Conocí a Patricio Aylwin. Nunca tuve alguna cercanía hasta el momento de incorporarme a su gobierno, pero estaba en mi radar, tanto por un vínculo familiar entre su padre, Miguel Aylwin Gajardo, y mi abuelo Diógenes Barrios Gajardo, como por el hecho que desde que tuve uso de razón ya era una figura pública de envergadura.
De joven lo veía como lo veía casi todo el mundo: como un político algo gris, dubitativo, negociador, sin el fuego de un Frei Montalva, alejado del espíritu utópico y mesiánico propio de esa época. Eso mismo, quizás, le llevó a ser pieza clave del intento que promovió en cardenal Silva Henríquez para alcanzar un acuerdo que evitara el golpe de Estado, y que fracasó porque el Presidente Allende no pudo imponer su autoridad sobre sus propias fuerzas.
Más tarde -cuando yo mismo había abandonado tales ínfulas- me lo topé algunas veces en esa magnífica creación de Edgardo Boëninger, que fue el Grupo de los 24. Me pareció verlo apagado, como si se echara la culpa de la tragedia que desencadenó el triunfo de la intransigencia y el dogmatismo.
Volví a toparme con él en 1987, cuando era presidente de la DC. Con un grupo de colegas habíamos realizado una serie de estudios de opinión con la asesoría de consultores estadounidenses, de los que se desprendía que el único camino para desprenderse de Pinochet era la participación en el plebiscito de 1988, y que la condición sine qua non para el triunfo era unir a la oposición en una suerte de "concertación por el No".
Decidimos entonces hacer lobby con los principales líderes políticos para contarles esto.
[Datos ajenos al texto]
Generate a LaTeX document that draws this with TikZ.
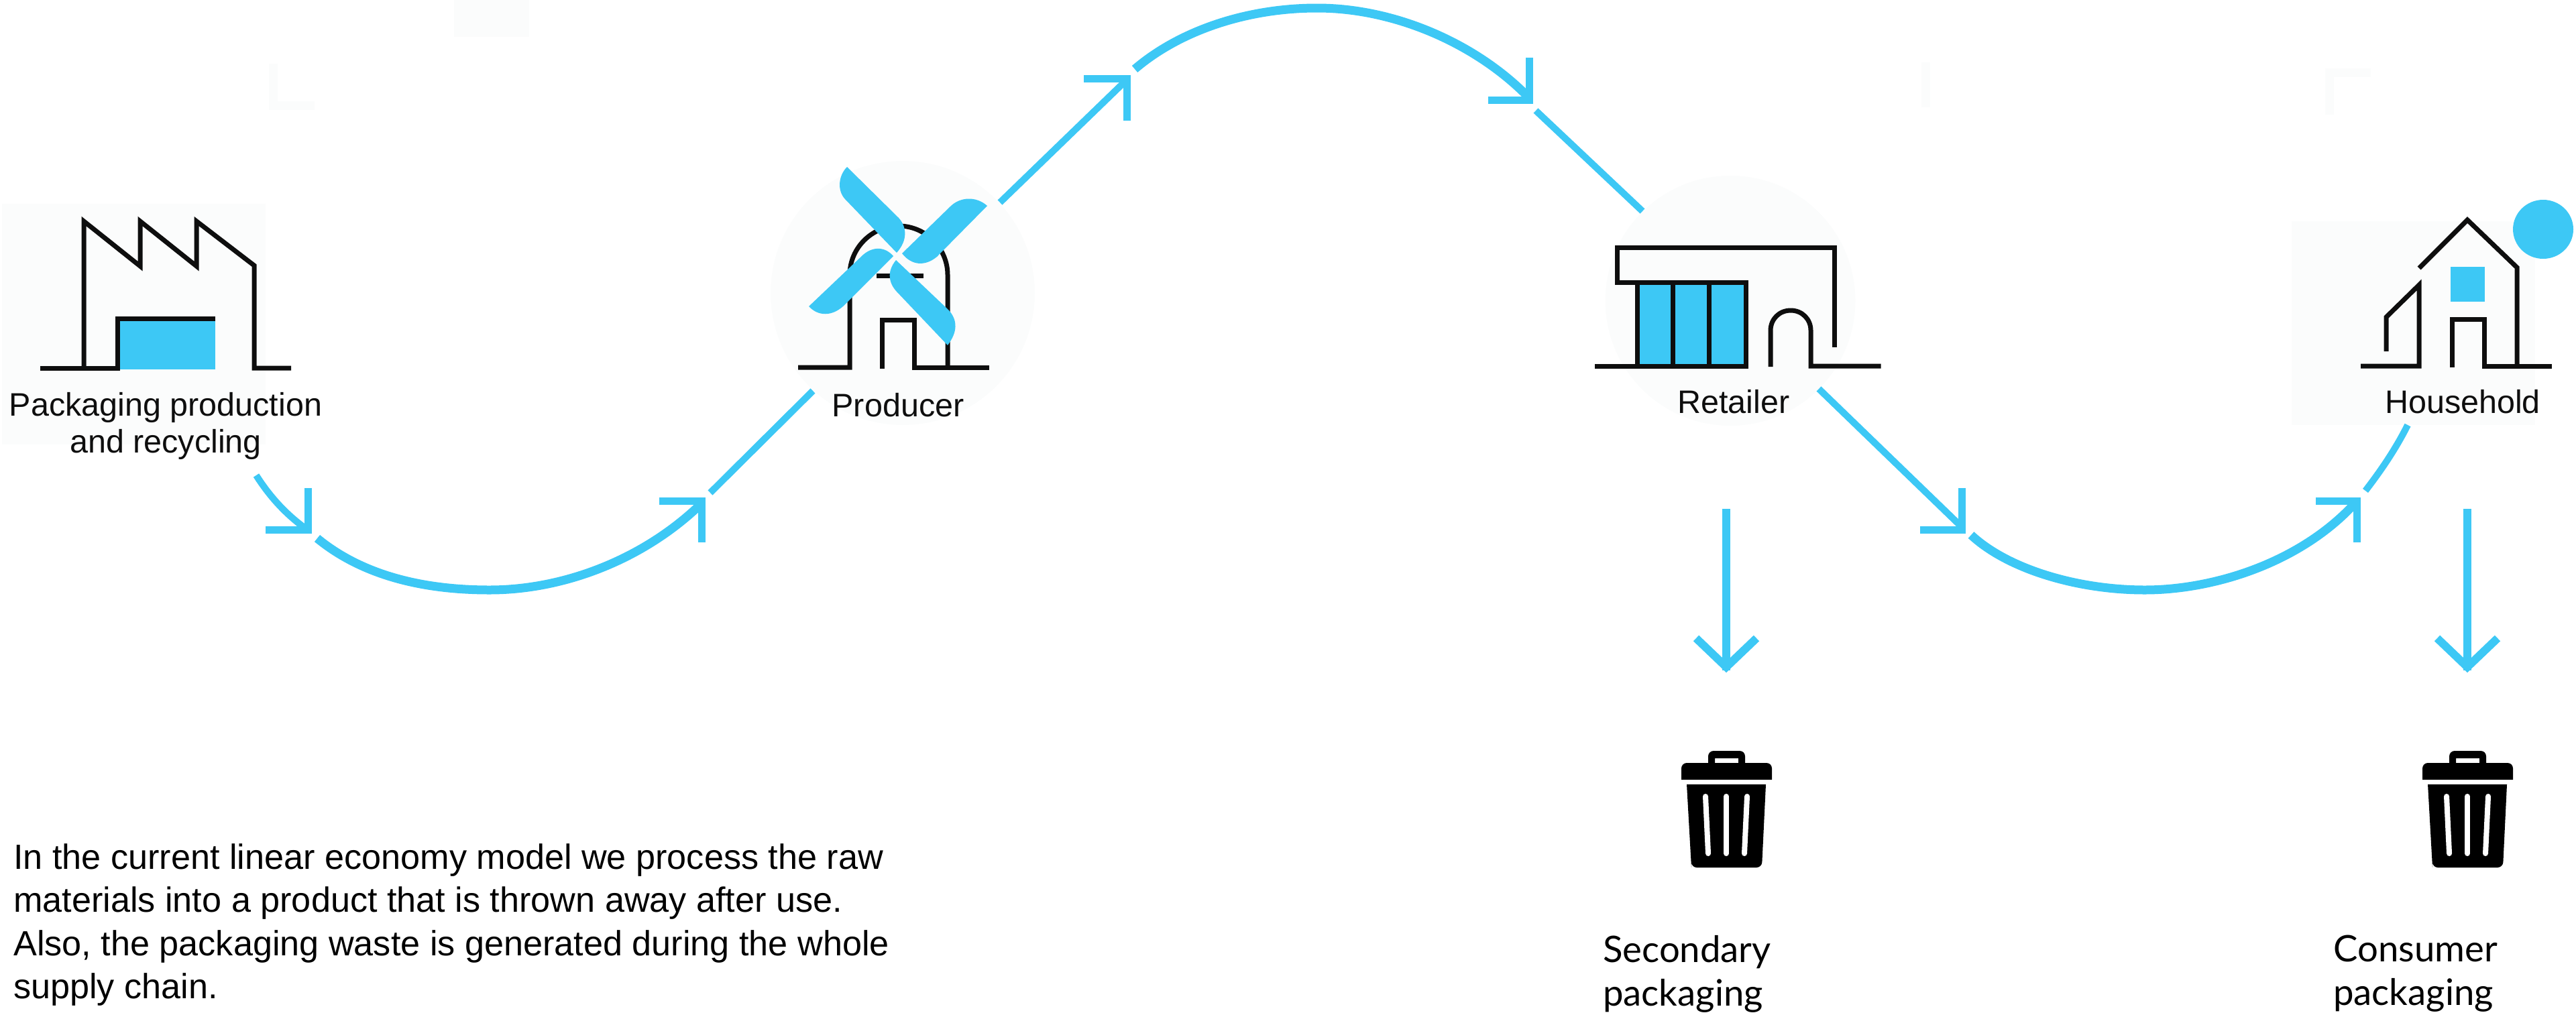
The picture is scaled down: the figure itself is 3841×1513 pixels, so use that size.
\documentclass[tikz,border=0pt]{standalone}
\usepackage{fontspec}
\setmainfont{Liberation Sans}
\newfontfamily\avenirish{Lato}
\definecolor{flowblue}{HTML}{3DC8F5}
\definecolor{haze}{HTML}{FBFCFC}
\definecolor{inkblack}{HTML}{0E0E0E}
\tikzset{
  bgshape/.style={fill=haze,draw=none},
  hazeline/.style={draw=haze,line width=13pt},
  iconline/.style={draw=inkblack,line width=7pt,line cap=butt,miter limit=10},
  bluefill/.style={fill=flowblue,draw=none},
  flow/.style={draw=flowblue,line width=10pt,line cap=butt},
  flowbold/.style={draw=flowblue,line width=13pt,line cap=butt},
  headbar/.style={draw=flowblue,line width=11pt,line cap=butt,miter limit=10},
  iconlabel/.style={inner sep=0pt,text=inkblack,font=\fontsize{48.5}{55}\selectfont,align=center},
  wastelabel/.style={inner sep=0pt,anchor=north west,align=left,text=black,font=\avenirish\fontsize{54.5}{65}\selectfont},
  bodytext/.style={inner sep=0pt,anchor=north west,align=left,text=black,font=\fontsize{52.2}{64.5}\selectfont},
  slot/.style={draw=white,line width=8pt,line cap=round},
}
\begin{document}
\begin{tikzpicture}[x=1pt,y=-1pt]
\useasboundingbox (0,0) rectangle (3841,1513);
% faint remnants
\fill[haze] (677,0) rectangle (789,55);
\draw[hazeline] (407,95) -- (407,157) -- (469,157);
\draw[hazeline] (3535,108) -- (3473,108) -- (3473,171);
\draw[hazeline] (2871.5,93) -- (2871.5,160);
% backgrounds
\fill[bgshape] (3,304) rectangle (396,663);
\fill[bgshape] (1346,437) circle [radius=197];
\fill[bgshape] (2580,448.5) circle [radius=186.5];
\fill[bgshape] (3417,330) rectangle (3780,634);
% factory
\fill[bluefill] (179,479) rectangle (321,551);
\draw[iconline] (60,549) -- (175,549) -- (175,475) -- (321,475);
\draw[iconline] (125,549) -- (125,330) -- (209,397) -- (209,330) -- (293,397) -- (293,330) -- (379,396) -- (379,549) -- (434,549);
\node[iconlabel,anchor=north] (pack) at (247,585) {Packaging production\\and recycling};
% windmill
\draw[iconline] (1190,548) -- (1267,548) -- (1267,410) .. controls (1267,370) and (1300,337) .. (1340,337) .. controls (1380,337) and (1413,370) .. (1413,410) -- (1413,548);
\draw[iconline] (1315,550) -- (1315,477) -- (1363,477) -- (1363,548) -- (1475,548);
\draw[iconline] (1307,411) -- (1377,411);
\fill[flowblue] (1263,249) -- (1340,325) .. controls (1352,338) and (1354,358) .. (1337,377) -- (1260,297) .. controls (1248,284) and (1250,262) .. cycle;
\fill[flowblue] (1472,307) -- (1397,383) .. controls (1380,397) and (1360,397) .. (1345,378) -- (1418,307) .. controls (1432,294) and (1455,292) .. cycle;
\fill[flowblue] (1413,515) -- (1337,435) .. controls (1325,422) and (1322,405) .. (1336,388) -- (1415,463) .. controls (1428,478) and (1428,495) .. cycle;
\fill[flowblue] (1206,457) -- (1287,380) .. controls (1302,367) and (1320,368) .. (1332,382) -- (1257,457) .. controls (1240,472) and (1220,472) .. cycle;
\node[iconlabel,anchor=base] (prod) at (1339,621) {Producer};
% shop
\fill[bluefill] (2442,421) rectangle (2603,546);
\draw[iconline] (2378,546) -- (2603.5,546) -- (2603.5,421) -- (2411.5,421) -- (2411.5,369) -- (2735,369) -- (2735,518);
\draw[iconline] (2441,421) -- (2441,546);
\draw[iconline] (2494,421) -- (2494,546);
\draw[iconline] (2548,421) -- (2548,546);
\draw[iconline] (2640,547) -- (2640,493) .. controls (2640,476) and (2653,463) .. (2670,463) .. controls (2687,463) and (2700,476) .. (2700,493) -- (2700,546) -- (2804.5,546);
\node[iconlabel,anchor=base] (ret) at (2585,616) {Retailer};
% house
\fill[flowblue] (3792,342) ellipse [x radius=45,y radius=44];
\fill[bluefill] (3654,398) rectangle (3705,450);
\draw[iconline] (3607,400) -- (3679,328) -- (3753,399) -- (3753,546);
\draw[iconline] (3656,548) -- (3656,476) -- (3704,476) -- (3704,546) -- (3805,546);
\draw[iconline] (3558,524) -- (3558,473) -- (3607,425) -- (3607,546) -- (3520,546);
\node[iconlabel,anchor=base] (house) at (3672,616) {Household};
% connectors
\coordinate (a1) at (382,709);
\coordinate (a2) at (458,790);
\coordinate (a3) at (473,803);
\coordinate (a4) at (730,880);
\coordinate (a5) at (1047,750);
\coordinate (a6) at (1059,735);
\coordinate (a7) at (1212,583);
\draw[flow] (a1) .. controls (405,745) and (430,770) .. (a2);
\draw[flowbold] (a3) .. controls (540,858) and (630,880) .. (a4) .. controls (840,880) and (960,835) .. (a5);
\draw[flow] (a6) -- (a7);
\draw[headbar] (396,790.5) -- (459.5,790.5) -- (459.5,728);
\draw[headbar] (983,747) -- (1046,747) -- (1046,809);
\coordinate (b1) at (1491,302);
\coordinate (b2) at (1677,122);
\coordinate (b3) at (1692,103);
\coordinate (b4) at (1964,12);
\coordinate (b5) at (2277,143);
\coordinate (b6) at (2290,165);
\coordinate (b7) at (2449,315);
\draw[flow] (b1) -- (b2);
\draw[flowbold] (b3) .. controls (1760,45) and (1860,12) .. (b4) .. controls (2080,12) and (2200,65) .. (b5);
\draw[flow] (b6) -- (b7);
\draw[headbar] (1616,117) -- (1680,117) -- (1680,180);
\draw[headbar] (2219,149) -- (2280,149) -- (2280,86);
\coordinate (c1) at (2712,580);
\coordinate (c2) at (2924,785);
\coordinate (c3) at (2939,798);
\coordinate (c4) at (3198,880);
\coordinate (c5) at (3512,750);
\coordinate (c6) at (3527,732);
\coordinate (c7) at (3590,634);
\draw[flow] (c1) -- (c2);
\draw[flowbold] (c3) .. controls (2995,850) and (3100,880) .. (c4) .. controls (3300,880) and (3430,840) .. (c5);
\draw[flow] (c6) .. controls (3550,702) and (3572,670) .. (c7);
\draw[headbar] (2863,790) -- (2925,790) -- (2925,728);
\draw[headbar] (3453,747) -- (3514,747) -- (3514,809);
% trash cans
\foreach \dx/\nm in {0/sec,1105/con}{
  \begin{scope}[xshift=\dx pt]
    \coordinate (\nm top) at (2574,759);
    \coordinate (\nm tip) at (2574,1000);
    \draw[flow,line width=12pt] (\nm top) -- (\nm tip);
    \draw[headbar,line width=12pt] (2529,952) -- (2574,995) -- (2619,952);
    \fill[black,even odd rule] (2547,1138) -- (2547,1130) [rounded corners=8pt] -- (2547,1120) -- (2602,1120) [sharp corners] -- (2602,1138) -- cycle (2557,1131) rectangle (2592,1138);
    \fill[black,rounded corners=8pt] (2507,1163) -- (2507,1138) -- (2642,1138) [sharp corners] -- (2642,1163) -- cycle;
    \fill[black,rounded corners=8pt] (2515,1170) [sharp corners] -- (2522,1294) [rounded corners=8pt] -- (2522,1294) -- (2627,1294) [sharp corners] -- (2633,1170) -- cycle;
    \draw[slot] (2543,1188) -- (2547,1273);
    \draw[slot] (2574,1188) -- (2574,1273);
    \draw[slot] (2605,1188) -- (2601,1273);
  \end{scope}
}
\node[wastelabel] (secl) at (2390,1395) {Secondary\\packaging};
\node[wastelabel] (conl) at (3479,1395) {Consumer\\packaging};
\node[bodytext] (para) at (20,1258) {In the current linear economy model we process the raw\\materials into a product that is thrown away after use.\\Also, the packaging waste is generated during the whole\\supply chain.};
\end{tikzpicture}
\end{document}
A mí me tocó Aylwin. Me recibió solo, en el luego famoso edificio de la calle Carmen. Me escuchó respetuosamente, como lo hacía siempre.
En el verano de 1990 me llamó para pedirme que fuera director de Dinacos. Todos mis amigos me recomendaron rechazarlo, pero lo acepté. Trabajé en su gobierno los cuatro años. Me propuse eso, acompañarlo hasta el final. Fue ahí que lo conocí en más profundidad y comprendí mejor su filosofía acerca de la vida y la política.
Él era -para usar el término de Albert Hirschman- un "posibilista". Líderes que actúan no en función de dogmas o modelos teóricos, que no pretenden escribir desde una página en blanco, que asumen la historia como una obra provisoria que se construye a pedazos, que cuando se encuentra con una resistencia demasiado grande buscan los puntos débiles que ofrezcan menos oposición, que actúan con sencillez, tacto y humildad, que aceptan los desacuerdos, que promueven el diálogo y los entendimientos; en fin, que se conforman con alcanzar sus objetivos "en la medida de lo posible".
Hirschman lo llama "reverencia por la vida". Yo le llamaría la sombra de los ancestros; de Miguel y Diógenes.